Aside from the probable fact that Chloe did not receive obedience training, I should stood still while holding tightly to Chloe's leash and let her keep tugging. Maybe at some point, she would have stopped and looked at me, as a few books on dog training suggest. Then I would have walked in the opposite direction with the dog in tow. After a few brief sessions like that, Chloe might have stopped her tugging and walked in a more civilized manner.

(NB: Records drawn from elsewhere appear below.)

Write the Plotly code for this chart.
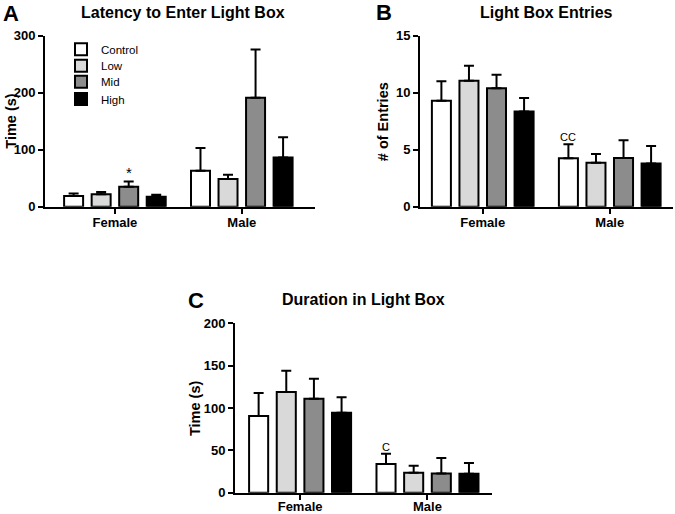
import plotly.graph_objects as go

# ---------------- data ----------------
sexes = ["Female", "Male"]
groups = ["Control", "Low", "Mid", "High"]
colors = ["#ffffff", "#d9d9d9", "#8c8c8c", "#000000"]

# values per group: [Female, Male]
latency_means = [[18.7, 63.0], [22.0, 48.5], [35.0, 191.0], [17.5, 86.5]]
latency_sem = [[4.5, 40.0], [4.0, 7.5], [9.0, 85.0], [3.5, 35.5]]

entries_means = [[9.3, 4.24], [11.05, 3.86], [10.4, 4.27], [8.36, 3.8]]
entries_sem = [[1.7, 1.23], [1.32, 0.76], [1.18, 1.55], [1.17, 1.52]]

duration_means = [[90.6, 33.9], [118.9, 23.6], [111.0, 22.8], [94.5, 22.4]]
duration_sem = [[27.1, 12.1], [25.2, 8.3], [23.6, 18.2], [18.1, 12.6]]

latency_ticks = [0, 100, 200, 300]
entries_ticks = [0, 5, 10, 15]
duration_ticks = [0, 50, 100, 150, 200]

# ---------------- figure ----------------
W, H = 675, 514
FONT = "Arial, Liberation Sans, Helvetica, sans-serif"
BARGAP = 0.132
SLOT = (1 - BARGAP) / len(groups)
LEGEND_IDS = ["legend", "legend2", "legend3", "legend4"]

fig = go.Figure()

panels = [
    ("x", "y", latency_means, latency_sem, True),
    ("x2", "y2", entries_means, entries_sem, False),
    ("x3", "y3", duration_means, duration_sem, False),
]

for xa, ya, means, sems, show in panels:
    for i, g in enumerate(groups):
        fig.add_trace(go.Bar(
            x=sexes, y=means[i], name=g, legendgroup=g, showlegend=show,
            legend=LEGEND_IDS[i],
            xaxis=xa, yaxis=ya,
            marker=dict(color=colors[i], line=dict(color="black", width=2)),
            error_y=dict(type="data", array=sems[i], arrayminus=[0, 0],
                         symmetric=False, color="black", thickness=2, width=5),
        ))


def px_x(p):
    return p / W


def px_y(p):
    return 1 - p / H


axis_common = dict(showline=True, linewidth=2, linecolor="black", ticks="outside",
                   ticklen=5, tickwidth=2, tickcolor="black", showgrid=False,
                   zeroline=False, fixedrange=True, automargin=False,
                   tickfont=dict(family=FONT, size=13, color="black", weight="bold"))

legend_rows = [49.3, 65.7, 81.7, 99.0]
legends = {}
for lid, row in zip(LEGEND_IDS, legend_rows):
    legends[lid] = dict(x=px_x(61), y=px_y(row), xanchor="left", yanchor="middle",
                        bgcolor="rgba(0,0,0,0)", borderwidth=0,
                        font=dict(family=FONT, size=11.5, color="black"))

fig.update_layout(
    width=W, height=H, margin=dict(l=0, r=0, t=0, b=0, pad=0, autoexpand=False),
    paper_bgcolor="white", plot_bgcolor="white",
    barmode="group", bargap=BARGAP, bargroupgap=0.31,
    showlegend=True, hovermode=False,
    xaxis=dict(domain=[px_x(45), px_x(315)], range=[-0.551, 1.577], anchor="y",
               ticklabelstandoff=-2, **axis_common),
    yaxis=dict(domain=[px_y(206.7), px_y(35.7)], range=[0, 300], tickvals=latency_ticks,
               anchor="x", **axis_common),
    xaxis2=dict(domain=[px_x(420), px_x(673)], range=[-0.494, 1.498], anchor="y2",
                ticklabelstandoff=-2, **axis_common),
    yaxis2=dict(domain=[px_y(206.7), px_y(35.7)], range=[0, 15], tickvals=entries_ticks,
                anchor="x2", **axis_common),
    xaxis3=dict(domain=[px_x(235), px_x(491.7)], range=[-0.511, 1.504], anchor="y3",
                ticklabelstandoff=-4, **axis_common),
    yaxis3=dict(domain=[px_y(492.7), px_y(323.3)], range=[0, 200], tickvals=duration_ticks,
                anchor="x3", **axis_common),
    **legends,
)

ann = []
bold = dict(family=FONT, color="black", weight="bold")
# panel letters and titles
for letter, lx, ly, title, tx, ty in [
    ("A", 11, 13.5, "Latency to Enter Light Box", 183, 12.5),
    ("B", 383.5, 12.5, "Light Box Entries", 546.7, 12),
    ("C", 196, 300, "Duration in Light Box", 364, 299),
]:
    ann.append(dict(text=letter, x=px_x(lx), y=px_y(ly), xref="paper", yref="paper",
                    showarrow=False, xanchor="center", yanchor="middle",
                    font=dict(size=22, **bold)))
    ann.append(dict(text=title, x=px_x(tx), y=px_y(ty), xref="paper", yref="paper",
                    showarrow=False, xanchor="center", yanchor="middle",
                    font=dict(size=16, **bold)))
# y axis titles
for text, x, y in [("Time (s)", 11.5, 121.2), ("# of Entries", 383, 121.2), ("Time (s)", 195, 408)]:
    ann.append(dict(text=text, x=px_x(x), y=px_y(y), xref="paper", yref="paper",
                    showarrow=False, textangle=-90, xanchor="center", yanchor="middle",
                    font=dict(size=14.5, **bold)))

# significance marks
sig = [("x", "y", 0, 2, "*", latency_means, latency_sem, 15),
       ("x2", "y2", 1, 0, "CC", entries_means, entries_sem, 11),
       ("x3", "y3", 1, 0, "C", duration_means, duration_sem, 11)]
for xa, ya, si, gi, txt, means, sems, fs in sig:
    ann.append(dict(text=txt, x=si + (gi - 1.5) * SLOT, y=means[gi][si] + sems[gi][si],
                    xref=xa, yref=ya, showarrow=False, xanchor="center", yanchor="bottom",
                    yshift=-1, font=dict(family=FONT, size=fs, color="black")))

fig.update_layout(annotations=ann)
fig.write_html("out.html", config=dict(displayModeBar=False, staticPlot=True),
               post_script="document.body.style.margin='0';document.body.style.overflow='hidden';")
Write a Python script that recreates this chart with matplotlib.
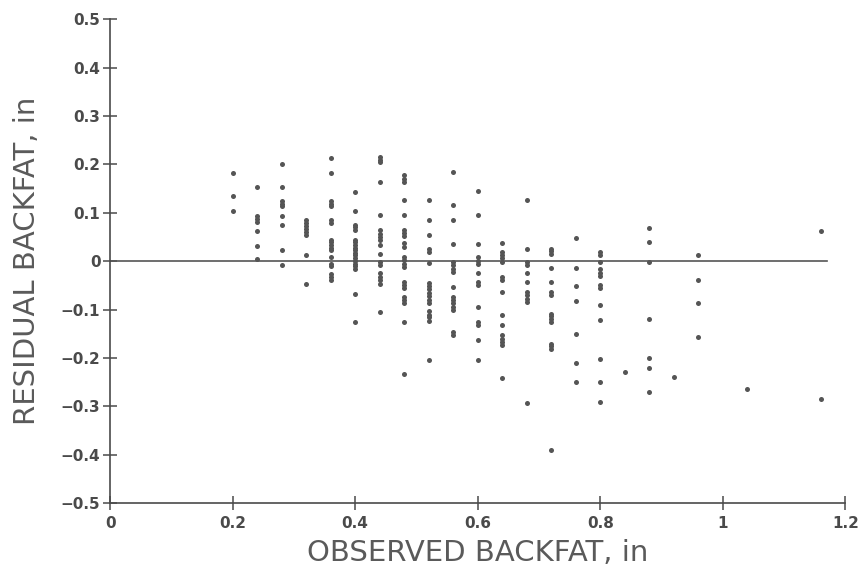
import matplotlib.pyplot as plt

# observed backfat levels (in) and the residuals read at each level
backfat_levels = [0.20, 0.24, 0.28, 0.32, 0.36, 0.40, 0.44, 0.48, 0.52, 0.56, 0.60,
                  0.64, 0.68, 0.72, 0.76, 0.80, 0.84, 0.88, 0.92, 0.96, 1.04, 1.16]

residuals = [
    [0.182, 0.134, 0.103],
    [0.154, 0.093, 0.087, 0.081, 0.063, 0.032, 0.004],
    [0.202, 0.154, 0.125, 0.119, 0.114, 0.093, 0.074, 0.023, -0.007],
    [0.085, 0.079, 0.073, 0.067, 0.061, 0.055, 0.014, -0.046],
    [0.214, 0.182, 0.125, 0.119, 0.114, 0.085, 0.079, 0.045, 0.039, 0.034, 0.028,
     0.023, 0.009, -0.005, -0.010, -0.027, -0.032, -0.038],
    [0.143, 0.104, 0.076, 0.070, 0.064, 0.045, 0.039, 0.034, 0.028, 0.023, 0.017,
     0.012, 0.006, 0.001, -0.005, -0.010, -0.016, -0.067, -0.126],
    [0.215, 0.210, 0.205, 0.164, 0.095, 0.065, 0.057, 0.050, 0.043, 0.033, 0.016,
     -0.001, -0.008, -0.025, -0.032, -0.039, -0.046, -0.105],
    [0.178, 0.171, 0.164, 0.126, 0.095, 0.065, 0.058, 0.052, 0.037, 0.030, 0.009,
     0.002, -0.005, -0.012, -0.043, -0.050, -0.056, -0.074, -0.081, -0.087,
     -0.125, -0.232],
    [0.126, 0.085, 0.055, 0.026, 0.019, -0.003, -0.045, -0.052, -0.058, -0.065,
     -0.072, -0.079, -0.086, -0.103, -0.110, -0.116, -0.123, -0.203],
    [0.185, 0.116, 0.085, 0.035, -0.001, -0.008, -0.015, -0.022, -0.053, -0.074,
     -0.081, -0.087, -0.094, -0.101, -0.146, -0.153],
    [0.145, 0.095, 0.035, 0.008, 0.001, -0.006, -0.025, -0.043, -0.050, -0.094,
     -0.125, -0.132, -0.163, -0.203],
    [0.037, 0.019, 0.012, 0.006, -0.001, -0.032, -0.039, -0.063, -0.112, -0.132,
     -0.153, -0.160, -0.167, -0.174, -0.242],
    [0.127, 0.026, -0.001, -0.008, -0.024, -0.043, -0.063, -0.070, -0.077, -0.084,
     -0.292],
    [0.026, 0.021, 0.016, -0.013, -0.043, -0.063, -0.070, -0.108, -0.114, -0.119,
     -0.125, -0.170, -0.176, -0.182, -0.390],
    [0.048, -0.013, -0.052, -0.082, -0.151, -0.211, -0.249],
    [0.019, 0.012, -0.001, -0.015, -0.024, -0.031, -0.050, -0.056, -0.091, -0.122,
     -0.201, -0.249, -0.291],
    [-0.229],
    [0.069, 0.039, -0.001, -0.120, -0.200, -0.220, -0.270],
    [-0.240],
    [0.014, -0.038, -0.086, -0.157],
    [-0.264],
    [0.063, -0.285],
]

x_ticks = [0, 0.2, 0.4, 0.6, 0.8, 1.0, 1.2]
x_tick_labels = ['0', '0.2', '0.4', '0.6', '0.8', '1', '1.2']
y_ticks = [-0.5, -0.4, -0.3, -0.2, -0.1, 0, 0.1, 0.2, 0.3, 0.4, 0.5]
y_tick_labels = ['\u22120.5', '\u22120.4', '\u22120.3', '\u22120.2', '\u22120.1', '0',
                 '0.1', '0.2', '0.3', '0.4', '0.5']

ink = '#4a4a4a'

fig = plt.figure(figsize=(8.67, 5.68), dpi=100)
ax = fig.add_axes([0.127, 0.114, 0.848, 0.852])

xs, ys = [], []
for level, vals in zip(backfat_levels, residuals):
    xs += [level] * len(vals)
    ys += vals
ax.scatter(xs, ys, s=13, color='#555555', marker='o', linewidths=0, zorder=3)

# zero reference line
ax.plot([0, 1.17], [0, 0], color='#555555', lw=1.2, zorder=2)

ax.set_xlim(0, 1.2)
ax.set_ylim(-0.5, 0.5)
ax.set_xticks(x_ticks)
ax.set_xticklabels(x_tick_labels)
ax.set_yticks(y_ticks)
ax.set_yticklabels(y_tick_labels)

for side in ['top', 'right']:
    ax.spines[side].set_visible(False)
for side in ['left', 'bottom']:
    ax.spines[side].set_color(ink)
    ax.spines[side].set_linewidth(1.2)

ax.tick_params(direction='inout', length=10, width=1.1, color=ink,
               labelsize=11, labelcolor=ink, pad=2)
ax.tick_params(axis='x', pad=4)
for lab in ax.get_xticklabels() + ax.get_yticklabels():
    lab.set_fontweight('bold')

ax.set_xlabel('OBSERVED BACKFAT, in', fontsize=21, color='#5a5a5a', labelpad=6)
ax.set_ylabel('RESIDUAL BACKFAT, in', fontsize=21, color='#5a5a5a', labelpad=14)

fig.savefig('out.png', dpi=100, facecolor='white')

But perhaps, this is merely wishful thinking. After all, Chloe has been allowed to tug as much as she wants to, probably because her master thinks such tugging is only natural and even cute! Well, I, for one, don't think so, and am grateful that I don't get stuck walking her on a daily basis. Now how stressful is that?

Tuesday, July 21, 2009

How I became a foster mom of dogs

All my life, I have loved and owned cats --- and still do! But only a few years ago, I began to appreciate and love dogs as well. The dogs belonged to my sister, who named a few of them, but loved them all. Of those dogs, I will always remember Roxie (a Rottweillor), Cooper, and Paco.

I used to love walking Roxie and Cooper. They were my favorite dogs of all time.

Then what happened next even surprised me. I slowly turned into a foster dog mom. That is, I pet and walked the dogs every time I visited my sister. I got to know the dogs and their personalities and learned how to mind them without going crazy.

And so far, it's working.

I've learned to deal with Aries, a pit bull mix, and stop him from constantly tugging. Then there's Chloe, the Siberian Husky mix, who still seems to enjoy tugging and pulling at her leash. I often kidded my sister about that, saying that she could practically saddle Chloe up and ride her like a pony. Everyone in my sister's suburban neighborhood knows Chloe. How could they ever forget a white dog with blue eyes? Also, Chloe is NOT a puppy, but a mature adult dog.

Having shared a little of my background with dogs, I thought that I would focus on what it is like to be a foster mom for two of a family member's dogs --- and all of the lessons I learned by just being among them.